**What is asked**
Pictures within the data are to be left out; everything else must be reproduced exactly.

··········

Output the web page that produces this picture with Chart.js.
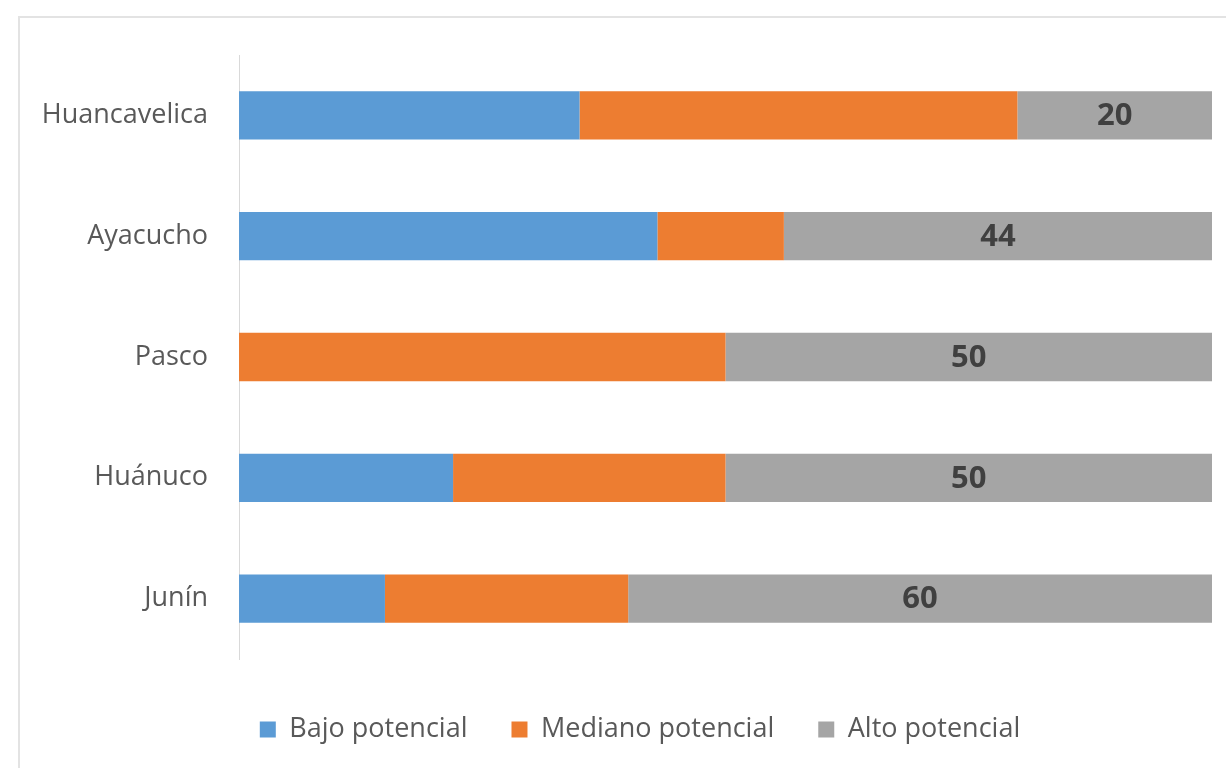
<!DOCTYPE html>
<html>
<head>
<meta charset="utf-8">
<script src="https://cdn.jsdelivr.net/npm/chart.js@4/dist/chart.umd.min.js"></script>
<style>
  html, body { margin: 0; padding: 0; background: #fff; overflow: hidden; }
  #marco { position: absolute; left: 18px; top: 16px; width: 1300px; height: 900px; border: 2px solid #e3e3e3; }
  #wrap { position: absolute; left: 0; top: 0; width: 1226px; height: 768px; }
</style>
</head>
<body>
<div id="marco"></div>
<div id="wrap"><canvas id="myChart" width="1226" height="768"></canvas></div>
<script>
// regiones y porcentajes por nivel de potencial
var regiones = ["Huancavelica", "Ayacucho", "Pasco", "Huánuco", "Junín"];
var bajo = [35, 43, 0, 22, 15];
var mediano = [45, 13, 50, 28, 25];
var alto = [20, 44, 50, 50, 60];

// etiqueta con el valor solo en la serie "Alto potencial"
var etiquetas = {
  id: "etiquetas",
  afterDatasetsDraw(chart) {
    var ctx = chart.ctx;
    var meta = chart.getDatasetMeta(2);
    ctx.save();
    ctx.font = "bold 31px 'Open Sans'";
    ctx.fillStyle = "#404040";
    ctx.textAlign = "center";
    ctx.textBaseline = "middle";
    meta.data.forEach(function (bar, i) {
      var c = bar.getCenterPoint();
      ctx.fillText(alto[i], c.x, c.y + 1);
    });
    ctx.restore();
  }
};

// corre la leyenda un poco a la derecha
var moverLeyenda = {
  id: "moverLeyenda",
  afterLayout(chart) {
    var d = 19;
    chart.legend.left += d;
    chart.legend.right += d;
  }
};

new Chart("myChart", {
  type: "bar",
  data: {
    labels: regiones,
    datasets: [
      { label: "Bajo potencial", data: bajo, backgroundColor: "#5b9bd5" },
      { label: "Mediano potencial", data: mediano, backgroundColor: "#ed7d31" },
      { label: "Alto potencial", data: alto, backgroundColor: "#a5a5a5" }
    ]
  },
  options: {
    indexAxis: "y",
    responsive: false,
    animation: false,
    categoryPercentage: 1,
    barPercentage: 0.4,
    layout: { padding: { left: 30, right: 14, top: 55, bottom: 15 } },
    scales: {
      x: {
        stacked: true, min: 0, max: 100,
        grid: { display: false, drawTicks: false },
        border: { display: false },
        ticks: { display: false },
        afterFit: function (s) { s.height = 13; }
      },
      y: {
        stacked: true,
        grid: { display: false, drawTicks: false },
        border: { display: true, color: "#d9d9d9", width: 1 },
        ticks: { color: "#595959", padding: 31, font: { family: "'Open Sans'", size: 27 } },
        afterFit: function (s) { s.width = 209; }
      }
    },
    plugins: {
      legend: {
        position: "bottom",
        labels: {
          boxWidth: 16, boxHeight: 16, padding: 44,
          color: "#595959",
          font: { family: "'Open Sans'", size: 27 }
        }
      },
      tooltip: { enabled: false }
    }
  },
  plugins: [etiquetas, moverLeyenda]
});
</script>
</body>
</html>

··········

**Complete output**
Output the web page that produces this picture with Chart.js.
<!DOCTYPE html>
<html>
<head>
<meta charset="utf-8">
<script src="https://cdn.jsdelivr.net/npm/chart.js@4/dist/chart.umd.min.js"></script>
<style>
  html, body { margin: 0; padding: 0; background: #fff; overflow: hidden; }
  #marco { position: absolute; left: 18px; top: 16px; width: 1300px; height: 900px; border: 2px solid #e3e3e3; }
  #wrap { position: absolute; left: 0; top: 0; width: 1226px; height: 768px; }
</style>
</head>
<body>
<div id="marco"></div>
<div id="wrap"><canvas id="myChart" width="1226" height="768"></canvas></div>
<script>
// regiones y porcentajes por nivel de potencial
var regiones = ["Huancavelica", "Ayacucho", "Pasco", "Huánuco", "Junín"];
var bajo = [35, 43, 0, 22, 15];
var mediano = [45, 13, 50, 28, 25];
var alto = [20, 44, 50, 50, 60];

// etiqueta con el valor solo en la serie "Alto potencial"
var etiquetas = {
  id: "etiquetas",
  afterDatasetsDraw(chart) {
    var ctx = chart.ctx;
    var meta = chart.getDatasetMeta(2);
    ctx.save();
    ctx.font = "bold 31px 'Open Sans'";
    ctx.fillStyle = "#404040";
    ctx.textAlign = "center";
    ctx.textBaseline = "middle";
    meta.data.forEach(function (bar, i) {
      var c = bar.getCenterPoint();
      ctx.fillText(alto[i], c.x, c.y + 1);
    });
    ctx.restore();
  }
};

// corre la leyenda un poco a la derecha
var moverLeyenda = {
  id: "moverLeyenda",
  afterLayout(chart) {
    var d = 19;
    chart.legend.left += d;
    chart.legend.right += d;
  }
};

new Chart("myChart", {
  type: "bar",
  data: {
    labels: regiones,
    datasets: [
      { label: "Bajo potencial", data: bajo, backgroundColor: "#5b9bd5" },
      { label: "Mediano potencial", data: mediano, backgroundColor: "#ed7d31" },
      { label: "Alto potencial", data: alto, backgroundColor: "#a5a5a5" }
    ]
  },
  options: {
    indexAxis: "y",
    responsive: false,
    animation: false,
    categoryPercentage: 1,
    barPercentage: 0.4,
    layout: { padding: { left: 30, right: 14, top: 55, bottom: 15 } },
    scales: {
      x: {
        stacked: true, min: 0, max: 100,
        grid: { display: false, drawTicks: false },
        border: { display: false },
        ticks: { display: false },
        afterFit: function (s) { s.height = 13; }
      },
      y: {
        stacked: true,
        grid: { display: false, drawTicks: false },
        border: { display: true, color: "#d9d9d9", width: 1 },
        ticks: { color: "#595959", padding: 31, font: { family: "'Open Sans'", size: 27 } },
        afterFit: function (s) { s.width = 209; }
      }
    },
    plugins: {
      legend: {
        position: "bottom",
        labels: {
          boxWidth: 16, boxHeight: 16, padding: 44,
          color: "#595959",
          font: { family: "'Open Sans'", size: 27 }
        }
      },
      tooltip: { enabled: false }
    }
  },
  plugins: [etiquetas, moverLeyenda]
});
</script>
</body>
</html>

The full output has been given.